I've done quite a bit of checking up on other questions and I'm still uncertain on the issue.
Here's my usage case:
I have an online shopping cart. Occassionaly, certain clients find the ordering process either too tedious, or there are some clients where an online order will not cut it, and they need an actual PDF estimate (quote) in order to purchase a product.
So I coded in a module that takes the shopping cart contents, and lays out neatly as a PDF estimate.
Now because this process only uses the cart contents, and nothing else is used, not even the database, I have to create a unique Estimate document number, so that should the client pay for the quote, they have a reference to use in their payment instruction.

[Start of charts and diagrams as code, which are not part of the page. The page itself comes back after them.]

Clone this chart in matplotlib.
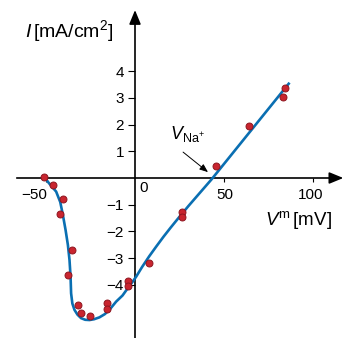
import numpy as np
import matplotlib
matplotlib.use("Agg")
import matplotlib.pyplot as plt
from matplotlib.patches import ArrowStyle

plt.rcParams['font.family'] = ['Liberation Sans', 'DejaVu Sans']
plt.rcParams['mathtext.fontset'] = 'custom'
plt.rcParams['mathtext.rm'] = 'Liberation Sans'
plt.rcParams['mathtext.it'] = 'Liberation Sans:italic'

# Measured I-V points (membrane voltage in mV, current density in mA/cm2)
v_meas = [-51.1, -45.8, -40.5, -42.2, -35.3, -37.9, -31.9, -30.3, -25.4,
          -15.5, -15.5, -3.9, -3.9, 7.7, 26.2, 26.2, 45.5, 64.3, 83.1, 84.0]
i_meas = [0.03, -0.27, -0.79, -1.36, -2.71, -3.63, -4.75, -5.07, -5.17,
          -4.68, -4.91, -3.85, -4.04, -3.19, -1.28, -1.47, 0.44, 1.95, 3.04, 3.36]

# Fitted curve through the data
v_fit = [-50.5, -48.5, -44.3, -42.0, -40.5, -39.0, -37.7, -36.8, -36.2, -35.9,
         -35.2, -34.0, -32.3, -30.3, -28.0, -25.6, -23.0, -20.0, -17.0, -14.4,
         -10.6, -7.0, -4.1, -1.5, 0.6, 4.0, 8.0, 12.0, 16.0, 20.0, 25.0, 30.0,
         43.0, 86.8]
i_fit = [0.0, -0.18, -0.51, -0.90, -1.39, -1.95, -2.51, -3.07, -3.70, -4.32,
         -4.70, -4.94, -5.12, -5.25, -5.31, -5.32, -5.29, -5.22, -5.10, -4.94,
         -4.63, -4.40, -4.13, -3.90, -3.70, -3.33, -2.93, -2.56, -2.20, -1.86,
         -1.45, -1.05, -0.05, 3.57]

yticks = [-4, -3, -2, -1, 1, 2, 3, 4]
ytick_labels = ['\u22124', '\u22123', '\u22122', '\u22121', '1', '2', '3', '4']
xticks = [-50, 50, 100]

line_blue = '#0a6fb2'
dot_red = '#c9252f'
dot_edge = '#8e1620'

fig = plt.figure(figsize=(3.49, 3.38), dpi=100)
ax = fig.add_axes([0, 0, 1, 1])
ax.set_xlim(-75.84, 120.2)
ax.set_ylim(-5.993, 6.667)
ax.patch.set_visible(False)

# axes crossing at the origin
for s in ['top', 'right']:
    ax.spines[s].set_visible(False)
ax.spines['left'].set_position(('data', 0))
ax.spines['bottom'].set_position(('data', 0))
ax.spines['left'].set_bounds(-6.0, 6.0)
ax.spines['bottom'].set_bounds(-66.3, 113.0)
for s in ['left', 'bottom']:
    ax.spines[s].set_linewidth(1.2)

head = ArrowStyle('-|>', head_length=0.85, head_width=0.35)
ax.annotate('', xy=(117.0, 0), xytext=(110.0, 0),
            arrowprops=dict(arrowstyle=head, color='black', lw=1.2, shrinkA=0, shrinkB=0))
ax.annotate('', xy=(0, 6.29), xytext=(0, 5.8),
            arrowprops=dict(arrowstyle=head, color='black', lw=1.2, shrinkA=0, shrinkB=0))

ax.set_yticks(yticks)
ax.set_yticklabels(ytick_labels)
ax.set_xticks(xticks)
ax.set_xticklabels([])
ax.tick_params(axis='y', direction='out', length=5, width=0.8, pad=3, labelsize=11)
ax.tick_params(axis='x', direction='out', length=3, width=0.8)

# x tick labels
ax.text(-49.4, -0.64, '\u221250', ha='right', va='center', fontsize=11)
ax.text(50.5, -0.64, '50', ha='center', va='center', fontsize=11)
ax.text(98.6, -0.64, '100', ha='center', va='center', fontsize=11)
ax.text(5.1, -0.37, '0', ha='center', va='center', fontsize=11)

ax.plot(v_fit, i_fit, color=line_blue, lw=1.9, solid_capstyle='butt', zorder=3)
ax.plot(v_meas, i_meas, 'o', ms=5, mfc=dot_red, mec=dot_edge, mew=0.7, zorder=4)

# axis titles
ax.text(-61.8, 5.5, r'$I\,$[mA/cm$^2$]', ha='left', va='center', fontsize=14)
ax.text(73.0, -1.57, r'$V^{\mathrm{m}}\,$[mV]', ha='left', va='center', fontsize=13.5)

# reversal potential label with pointer
ax.text(19.7, 1.46, r'$V_{\mathrm{Na}^{+}}$', ha='left', va='baseline', fontsize=13)
ax.annotate('', xy=(41.0, 0.22), xytext=(27.0, 0.97),
            arrowprops=dict(arrowstyle='-|>,head_length=0.5,head_width=0.2',
                            color='black', lw=0.7, shrinkA=0, shrinkB=0))

fig.savefig('out.png', dpi=100)
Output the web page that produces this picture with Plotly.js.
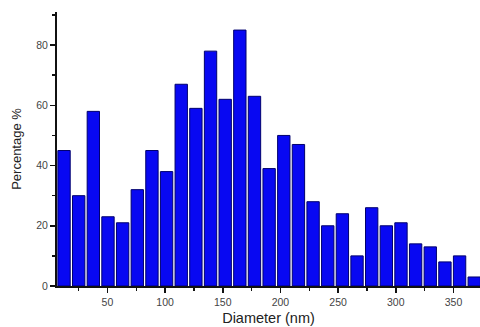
<!DOCTYPE html>
<html>
<head>
<meta charset="utf-8">
<script src="https://cdn.plot.ly/plotly-3.0.1.min.js"></script>
<style>html,body{margin:0;padding:0;background:#fff;}#chart{width:480px;height:327px;}</style>
</head>
<body>
<div id="chart"></div>
<script>
// Bin centres (nm) and percentages
const diameters = [12.4, 25.1, 37.8, 50.5, 63.2, 75.9, 88.6, 101.3, 114.0, 126.7, 139.4, 152.1, 164.8, 177.5, 190.2, 202.9, 215.6, 228.3, 241.0, 253.7, 266.4, 279.1, 291.8, 304.5, 317.2, 329.9, 342.6, 355.3, 368.0];
const percentages = [45, 30, 58, 23, 21, 32, 45, 38, 67, 59, 78, 62, 85, 63, 39, 50, 47, 28, 20, 24, 10, 26, 20, 21, 14, 13, 8, 10, 3];
const xTicks = [50, 100, 150, 200, 250, 300, 350];
const yTicks = [0, 20, 40, 60, 80];

const trace = {
  type: 'bar',
  x: diameters,
  y: percentages,
  width: 10.7,
  marker: {color: '#0808f2', line: {color: '#00006e', width: 1}},
  hoverinfo: 'x+y'
};

const axisCommon = {
  showgrid: false, zeroline: false, showline: true, linecolor: '#111', linewidth: 2,
  ticks: 'outside', ticklen: 5, tickwidth: 1.5, tickcolor: '#111',
  tickfont: {family: 'Liberation Sans, Arial, sans-serif', size: 10.5, color: '#444'},
  minor: {ticks: 'outside', ticklen: 3, tickwidth: 1.5, tickcolor: '#111'}
};

const layout = {
  width: 480, height: 327,
  margin: {l: 57, r: 0, t: 12, b: 41},
  paper_bgcolor: '#fff', plot_bgcolor: '#fff',
  showlegend: false,
  bargap: 0,
  xaxis: Object.assign({}, axisCommon, {
    range: [6.3, 373], tickmode: 'array', tickvals: xTicks,
    minor: Object.assign({}, axisCommon.minor, {tickmode: 'array', tickvals: [25, 75, 125, 175, 225, 275, 325]}),
    title: {text: 'Diameter (nm)', font: {family: 'Liberation Sans, Arial, sans-serif', size: 14.5, color: '#222'}, standoff: 6}
  }),
  yaxis: Object.assign({}, axisCommon, {
    range: [0, 91], tickmode: 'array', tickvals: yTicks,
    minor: Object.assign({}, axisCommon.minor, {tickmode: 'array', tickvals: [10, 30, 50, 70, 90]}),
    title: {text: 'Percentage %', font: {family: 'Liberation Sans, Arial, sans-serif', size: 13, color: '#222'}, standoff: 12}
  })
};

Plotly.newPlot('chart', [trace], layout, {displayModeBar: false, staticPlot: true});
</script>
</body>
</html>
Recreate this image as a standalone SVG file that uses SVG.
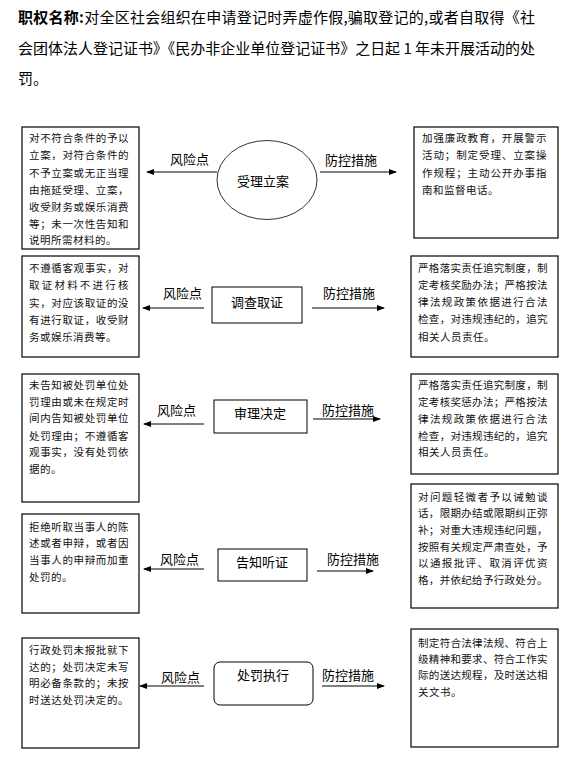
<svg xmlns="http://www.w3.org/2000/svg" width="588" height="764" viewBox="0 0 588 764">
<style>
.hd{font-family:"Noto Sans CJK SC","Liberation Sans",sans-serif;font-size:15px;fill:#000}
.b{font-weight:bold}
.box{fill:#fff;stroke:#000;stroke-width:1.2}
.nd{fill:#fff;stroke:#000;stroke-width:1}
.bt{font-family:"Noto Sans CJK SC",sans-serif;font-size:10.5px;fill:#111;letter-spacing:0.5px}
.nt{font-family:"Noto Sans CJK SC",sans-serif;font-size:13px;fill:#000;text-anchor:middle}
.lb{font-family:"Noto Sans CJK SC",sans-serif;font-size:13px;fill:#000}
.ln{stroke:#000;stroke-width:1;fill:none}
</style>
<defs>
<marker id="ah" markerWidth="8" markerHeight="6" refX="7" refY="3" orient="auto" markerUnits="userSpaceOnUse">
<path d="M0,0 L8,3 L0,6 z" fill="#000"/>
</marker>
</defs>
<rect width="588" height="764" fill="#fff"/>
<g id="header">
<text class="hd" x="18" y="23" textLength="517" lengthAdjust="spacing"><tspan class="b">职权名称:</tspan>对全区社会组织在申请登记时弄虚作假,骗取登记的,或者自取得《社</text>
<text class="hd" x="18" y="54" textLength="517" lengthAdjust="spacing">会团体法人登记证书》《民办非企业单位登记证书》之日起 1 年未开展活动的处</text>
<text class="hd" x="18" y="84">罚。</text>
</g>
<g id="connectors">
<line class="ln" x1="217" y1="172" x2="147" y2="172" marker-end="url(#ah)"/>
<line class="ln" x1="320" y1="172" x2="396" y2="172" marker-end="url(#ah)"/>
<line class="ln" x1="204" y1="308" x2="143" y2="308" marker-end="url(#ah)"/>
<line class="ln" x1="312" y1="308" x2="384" y2="308" marker-end="url(#ah)"/>
<line class="ln" x1="204" y1="424" x2="144" y2="424" marker-end="url(#ah)"/>
<line class="ln" x1="313" y1="419" x2="380" y2="419" marker-end="url(#ah)"/>
<line class="ln" x1="204" y1="569" x2="144" y2="569" marker-end="url(#ah)"/>
<line class="ln" x1="317" y1="571" x2="373" y2="571" marker-end="url(#ah)"/>
<line class="ln" x1="204" y1="686" x2="140" y2="686" marker-end="url(#ah)"/>
<line class="ln" x1="322" y1="686" x2="384" y2="686" marker-end="url(#ah)"/>
<text class="lb" x="170" y="164">风险点</text>
<text class="lb" x="325" y="165">防控措施</text>
<text class="lb" x="163" y="298">风险点</text>
<text class="lb" x="323" y="298">防控措施</text>
<text class="lb" x="157" y="415">风险点</text>
<text class="lb" x="322" y="415">防控措施</text>
<text class="lb" x="160" y="564">风险点</text>
<text class="lb" x="327" y="564">防控措施</text>
<text class="lb" x="161" y="682">风险点</text>
<text class="lb" x="322" y="680">防控措施</text>
</g>
<g id="n1">
<ellipse cx="267" cy="180" rx="50" ry="39.5" fill="#fff" stroke="#333" stroke-width="1"/>
<text class="nt" x="263" y="186">受理立案</text>
</g>
<g id="n2">
<rect class="nd" x="212" y="287" width="90" height="36"/>
<text class="nt" x="257" y="307">调查取证</text>
</g>
<g id="n3">
<rect class="nd" x="214" y="400" width="93" height="33"/>
<text class="nt" x="260" y="418">审理决定</text>
</g>
<g id="n4">
<rect class="nd" x="218" y="549" width="89" height="32"/>
<text class="nt" x="262" y="567">告知听证</text>
</g>
<g id="n5">
<rect class="nd" x="214" y="662" width="99" height="43" rx="6"/>
<text class="nt" x="263" y="680">处罚执行</text>
</g>
<g id="risk1">
<rect class="box" x="22" y="127" width="117" height="122"/>
<text class="bt" x="29" y="142" textLength="100" lengthAdjust="spacing">对不符合条件的予以</text>
<text class="bt" x="29" y="159" textLength="100" lengthAdjust="spacing">立案，对符合条件的</text>
<text class="bt" x="29" y="177" textLength="100" lengthAdjust="spacing">不予立案或无正当理</text>
<text class="bt" x="29" y="194" textLength="100" lengthAdjust="spacing">由拖延受理、立案，</text>
<text class="bt" x="29" y="211" textLength="100" lengthAdjust="spacing">收受财务或娱乐消费</text>
<text class="bt" x="29" y="228" textLength="100" lengthAdjust="spacing">等；未一次性告知和</text>
<text class="bt" x="29" y="244">说明所需材料的。</text>
</g>
<g id="ctrl1">
<rect class="box" x="414" y="127" width="144" height="111"/>
<text class="bt" x="422" y="142" textLength="125" lengthAdjust="spacing">加强廉政教育，开展警示</text>
<text class="bt" x="422" y="159" textLength="125" lengthAdjust="spacing">活动；制定受理、立案操</text>
<text class="bt" x="422" y="177" textLength="125" lengthAdjust="spacing">作规程；主动公开办事指</text>
<text class="bt" x="422" y="194">南和监督电话。</text>
</g>
<g id="risk2">
<rect class="box" x="22" y="256" width="117" height="101"/>
<text class="bt" x="29" y="272" textLength="100" lengthAdjust="spacing">不遵循客观事实，对</text>
<text class="bt" x="29" y="289" textLength="100" lengthAdjust="spacing">取证材料不进行核</text>
<text class="bt" x="29" y="307" textLength="100" lengthAdjust="spacing">实，对应该取证的没</text>
<text class="bt" x="29" y="324" textLength="100" lengthAdjust="spacing">有进行取证，收受财</text>
<text class="bt" x="29" y="341">务或娱乐消费等。</text>
</g>
<g id="ctrl2">
<rect class="box" x="411" y="256" width="147" height="101"/>
<text class="bt" x="418" y="272" textLength="130" lengthAdjust="spacing">严格落实责任追究制度，制</text>
<text class="bt" x="418" y="289" textLength="130" lengthAdjust="spacing">定考核奖励办法；严格按法</text>
<text class="bt" x="418" y="306" textLength="130" lengthAdjust="spacing">律法规政策依据进行合法</text>
<text class="bt" x="418" y="323" textLength="130" lengthAdjust="spacing">检查，对违规违纪的，追究</text>
<text class="bt" x="418" y="341">相关人员责任。</text>
</g>
<g id="risk3">
<rect class="box" x="22" y="374" width="117" height="128"/>
<text class="bt" x="29" y="389" textLength="100" lengthAdjust="spacing">未告知被处罚单位处</text>
<text class="bt" x="29" y="406" textLength="100" lengthAdjust="spacing">罚理由或未在规定时</text>
<text class="bt" x="29" y="422" textLength="100" lengthAdjust="spacing">间内告知被处罚单位</text>
<text class="bt" x="29" y="440" textLength="100" lengthAdjust="spacing">处罚理由；不遵循客</text>
<text class="bt" x="29" y="456" textLength="100" lengthAdjust="spacing">观事实，没有处罚依</text>
<text class="bt" x="29" y="473">据的。</text>
</g>
<g id="ctrl3">
<rect class="box" x="411" y="374" width="147" height="100"/>
<text class="bt" x="418" y="389" textLength="130" lengthAdjust="spacing">严格落实责任追究制度，制</text>
<text class="bt" x="418" y="406" textLength="130" lengthAdjust="spacing">定考核奖惩办法；严格按法</text>
<text class="bt" x="418" y="423" textLength="130" lengthAdjust="spacing">律法规政策依据进行合法</text>
<text class="bt" x="418" y="440" textLength="130" lengthAdjust="spacing">检查，对违规违纪的，追究</text>
<text class="bt" x="418" y="456">相关人员责任。</text>
</g>
<g id="risk4">
<rect class="box" x="22" y="514" width="117" height="99"/>
<text class="bt" x="29" y="531" textLength="100" lengthAdjust="spacing">拒绝听取当事人的陈</text>
<text class="bt" x="29" y="547" textLength="100" lengthAdjust="spacing">述或者申辩，或者因</text>
<text class="bt" x="29" y="564" textLength="100" lengthAdjust="spacing">当事人的申辩而加重</text>
<text class="bt" x="29" y="581">处罚的。</text>
</g>
<g id="ctrl4">
<rect class="box" x="411" y="484" width="147" height="124"/>
<text class="bt" x="418" y="501" textLength="130" lengthAdjust="spacing">对问题轻微者予以诫勉谈</text>
<text class="bt" x="418" y="517" textLength="130" lengthAdjust="spacing">话，限期办结或限期纠正弥</text>
<text class="bt" x="418" y="534" textLength="130" lengthAdjust="spacing">补；对重大违规违纪问题，</text>
<text class="bt" x="418" y="551" textLength="130" lengthAdjust="spacing">按照有关规定严肃查处，予</text>
<text class="bt" x="418" y="567" textLength="130" lengthAdjust="spacing">以通报批评、取消评优资</text>
<text class="bt" x="418" y="584" textLength="130" lengthAdjust="spacing">格，并依纪给予行政处分。</text>
</g>
<g id="risk5">
<rect class="box" x="22" y="638" width="117" height="110"/>
<text class="bt" x="29" y="654" textLength="100" lengthAdjust="spacing">行政处罚未报批就下</text>
<text class="bt" x="29" y="671" textLength="100" lengthAdjust="spacing">达的；处罚决定未写</text>
<text class="bt" x="29" y="687" textLength="100" lengthAdjust="spacing">明必备条款的；未按</text>
<text class="bt" x="29" y="704" textLength="100" lengthAdjust="spacing">时送达处罚决定的。</text>
</g>
<g id="ctrl5">
<rect class="box" x="411" y="629" width="147" height="118"/>
<text class="bt" x="418" y="647" textLength="130" lengthAdjust="spacing">制定符合法律法规、符合上</text>
<text class="bt" x="418" y="663" textLength="130" lengthAdjust="spacing">级精神和要求、符合工作实</text>
<text class="bt" x="418" y="679" textLength="130" lengthAdjust="spacing">际的送达规程，及时送达相</text>
<text class="bt" x="418" y="696">关文书。</text>
</g>
</svg>
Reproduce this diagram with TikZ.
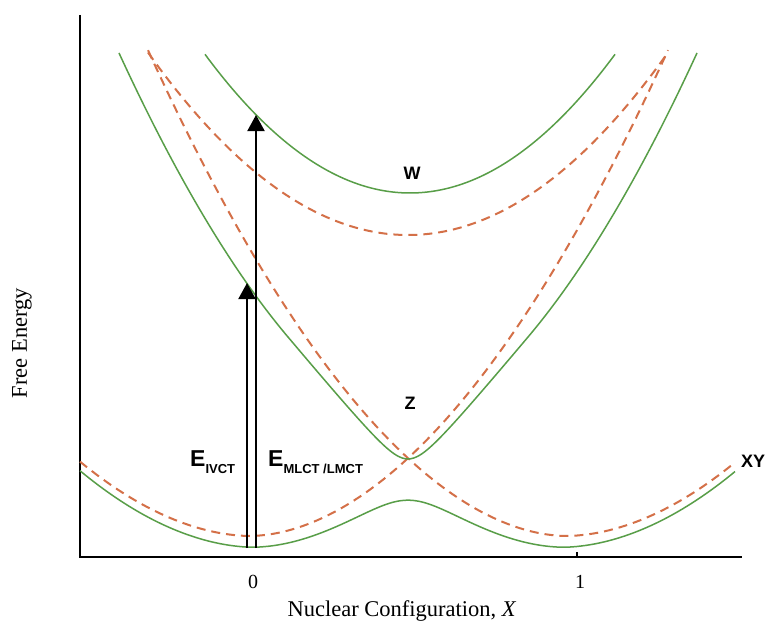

The shopping cart currently generates a 5 digit cart ID, unique to each customer based on their session. I've taken this 5 digit cart ID, and I've then added UNIX time to it, which gives me a nice long number to use as the Estimate document number.
So I end up with something like this: 363821482812537 [36382 is the cart ID and 1482812537 is unix time at the time the PDF estimate was generated]
The problem with this is that it is too long, and WILL be an issue as bank payment references are limited. Ideally, I'd like to keep it to 10 characters or less.
I've decided to look at CRC32 to shorten the generated estimate numbers, and it seems capable of shortening the estimate number to an acceptable amount of characters.
But, can anyone shed some light on what kind of collision I might be up against?
Few things to consider:
Cart ID will always be 5 digits.
Unix time will always be 10 digits up until the year 2286.
[So we will always end up with 15 digits that needs to be encoded, and no more]
There is a safeguard in place, that if by some chance, a duplicate occurs, an error is thrown, and the the option is provided to retry and generate the estimate. This is done by the estimate saving to a filename matching the estimate number (or in this case, the CRC32 hash of the estimate number) - and then checking first to see if a filename with the hash exists.
Customers will for the moment not be allowed to generate estimates themselves, for reasons not important to my question. So it will only be admins who can generate estimates.
My concern is simple, will I find myself running into collisions very often with my 15 digit to CRC32 hash encoding, or is it going to be pretty rare to run into collisions?